Students in Pittsburgh Public Schools will see a lot of new faces when classes begin this week.
About a third of last year's school-based workforce in city school district has been furloughed, reassigned to a different school, retired or resigned.
The school board last week approved the latest changes that call for transferring 611 salaried school-based employees from one position or school to another, including more than 400 K-12 teachers.
The transfers also include social workers, counselors, adjunct teachers, secretaries and data specialists, technical-clerical staff, paraprofessionals, pre-K staff and school-based administrators.
Overall, the transfers amount to about 1 in 5 of all remaining school-based employees.
Despite the changes, school superintendent Linda Lane, who sent a video message to teachers, said: "I'm asking everybody to be all in. We want people to be all in. Our kids deserve it, and we know if we can work together and be fully committed, we can be successful."
She said principals will be working to build the connection between schools and parents, businesses and the neighborhoods.
She said they also will be working to build effective teams of teachers.
"One of the powerful things about teachers working together is forming professional learning communities," Ms. Lane said.
School started Wednesday for ninth-graders and today for grades 1-12. The first day for kindergarten is Wednesday.
As a result of cost-cutting moves, the district now has 2,970 school-based employees, a reduction of 510 from the 3,480 of last school year.
When it comes to K-12 classroom teachers, the number has fallen to 1,597, compared to 1,890 last school year, a drop of 293.
Last month, the board voted to furlough 280 school-based employees -- including 176 K-12 teachers and other professionals, 14 pre-K teachers, 59 paraprofessionals, 12 adjuncts, 10 other pre-K professionals and nine technical-clerical workers.
The teacher furloughs were based on system seniority and certification.
However, the numbers are a moving target as resignations and retirements continue. At this month's meeting, more than a dozen teachers who were on last month's furlough list were placed in schools.
The bulk of the transfers among schools are K-12 teachers.

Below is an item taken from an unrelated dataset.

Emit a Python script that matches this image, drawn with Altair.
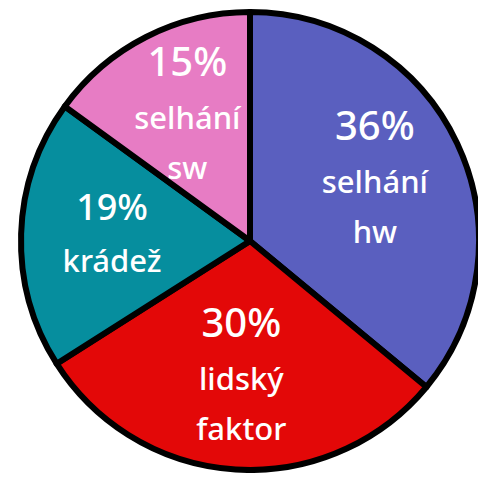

At Pittsburgh Brashear High School in Beechview, 13 teachers who taught there last school year now have been assigned to 10 different schools.
At the same time, 25 teachers from 11 schools and central office have been assigned to Brashear, some coming from the same schools that former Brashear teachers are going to.
While system seniority and certification govern whether a teacher has a job, where the teacher is placed typically depends on building seniority. In some cases, such as the staffing of Langley, applicants are considered competitively.
Of course, an English teacher can't bump a math teacher. But an English teacher with a lot of system seniority, who has the least seniority in a building where an English position is being cut, can bump an English teacher in a building where the least senior person also has little system seniority.
Aside from schools where all teachers are leaving because the schools closed, some of the biggest turnovers -- in addition to Brashear -- in full-time teachers are in Pittsburgh Allderdice High School, where eight teachers are transferring out and 15 are transferring in.
Schools with larger numbers of incoming teachers typically are those that had least senior teachers who were furloughed or had teachers who retired or resigned. Last month's furlough list included 14 teachers at Faison, 11 at Milliones and nine at Westinghouse.
• Pittsburgh Carrick High School, where 12 teachers are transferring out and 13 are transferring in
• Pittsburgh Faison K-5, where five teachers are transferring out and 15 are transferring in
• Pittsburgh King PreK-8, where nine teachers are transferring out and 16 are transferring in
• Pittsburgh Milliones 6-12, where 12 of last year's teachers will be teaching elsewhere while 19 are coming from other schools
• Pittsburgh Obama 6-12 has five transferring out and 10 transferring in.
• Pittsburgh Perry High School, which is absorbing students from the closed Pittsburgh Oliver High School, had just one teacher transfer out but 18 are transferring in.
• Pittsburgh Westinghouse 6-12, where five teachers are transferring out and 13 are transferring in
This fall, district officials have pledged that every school will have art, music, physical education and a librarian.
That doesn't mean they'll have them every day. Some librarians, for example, are assigned to five different schools, one a day.
Some of the transfers also reflect a change in the use of academic coaches who previously were assigned from central office. They have been reassigned to the classroom.
Instead, a related role will be filled by the ITL2 -- instructional teacher leader 2 -- which is a career ladder position in school buildings that was competitively filled earlier.